В чем же покаяние верующего человека отличается от сознания своей вины человека неверующего? Ведь и неверующий испытывает муки совести и может сознавать свои поступки, различать в них правду и неправду, различать в них добро и зло. В том и отличие, что все отношения с миром у неверующего человека не выходят за пределы земной жизни. Отсюда муки совести и чувство вины он переживает одни — в отношениях с людьми, другие — в отношениях с государством, третьи — в отношениях с собственными чувствованиями — чувством долга, правды, милости. У верующего человека все эти муки совести и муки вины переживаются еще и перед Богом. И в зависимости от степени веры они переживаются в разную силу перед Богом. Тогда чувство вины переживается как грех, а само переживание, рождаемое в этом случае верою, и есть покаяние. Отсюда и раскаяние как сожаление о сделанном у человека неверующего совершается в самом себе, а у верующего поставляется его верою в отношение уже с Богом, т. е. делается частью его покаяния. Занимая центральное место в его покаянии, раскаяние получает совсем иной характер, чему человека неверующего, но искреннего и совестливого. Действием веры оно совершается в нем как восстановление в жизнь, возрождение его богодарованного духа, слышащего свое происхождение от Бога и ищущего после случившейся утраты возможность вновь обрести его. При таком характере раскаяния, которое по вере совершается, человек в самом чувстве покаяния ищет очиститься от греха, так как грех делает его нечистым, непотребным перед Богом. Чувство чистоты и совершенства, пробуждаемое верою, влечет его к освобождению от скверны греховной. Он не переносит ее, раскаянием слышит вину за собой, верою и страхом неминуемого суда Божия забывает о себе и ищет примирения с Богом, восстанавливая отношения с Ним. И все это — не внешним понуждением, не действием сознания, но сердечным сокрушением и живою верою в милостивого праведного Мздовоздаятеля. В таинстве человек ищет утерянного Бога. Отсюда и вывод о том, над чем человеку нужно трудиться, чтобы иметь покаяние, не потерять его. Первое — это чувство и потребность чистоты сердца, а вместе с нею вкус и желание добродетелей, второе — вера, т. е. в ней совершающаяся жажда, желание Бога.
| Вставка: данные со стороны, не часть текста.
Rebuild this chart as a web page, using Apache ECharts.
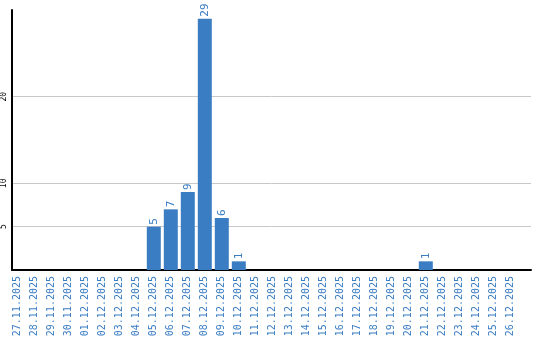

Первое изгоняется в нас нашею гордостью. Часто у людей верующих происходит тонкая подмена вкуса чистоты и добродетелей притязанием на них. Совершает это в нас гордость наша. Многоначитанность, многознание могут сильно возвышать человека над людьми и над собой. В жизни он будет опираться на свои уже имеющиеся дарования, например воздержанность, работоспособность, бережливость, терпение, постоянство, мирный нрав, особо ценить их в себе и культивировать их, довольствоваться через них собою и любить в них самого себя. Принимая их за существенные добродетели, он не будет знать, что они, по словам святителя Феофана Затворника, являются добродетелями средственными. Обманываясь в их значении, человек по ним будет судить о чистоте своего сердца, не подозревая, что чувство чистоты непременно связано с покаянием. У людей в земной жизни чувство чистоты всегда имеет покаянный характер, так как там, где начинается действительное чувство, оно само собою у людей грешных рождает естественное чувство покаяния. И чем более возгревается в сердце чувство и потребность чистоты, тем глубже и непрерываемо становится чувство покаяния, так что перерастает в итоге в постоянное чувство окаянства и плача, скорбь перед Богом. Поэтому признаком чувства чистоты сердца являются не средственные добродетели, а существенные. К ним относятся страх Божий, чувство окаянства, сокрушение духа. Это и нужно в себе удерживать, ценить и культивировать. Это настроение сердца, которым изгоняется гордость. Этим настроением изгоняется внешнее Богопочтение, т. е. любовь к чопорности, блеску искусственности, удаляется ложное внутреннее Богопочтение, т. е. напряженность, высота, отвлеченность, в молитве — многоглаголивость свысока, в благочестии — причудливость на свой лад, желание быть не как другие.
Чистота сердца и покаяние пребывают одно в другом и взаимно друг друга питают и одно без другого здесь на земле не бывают.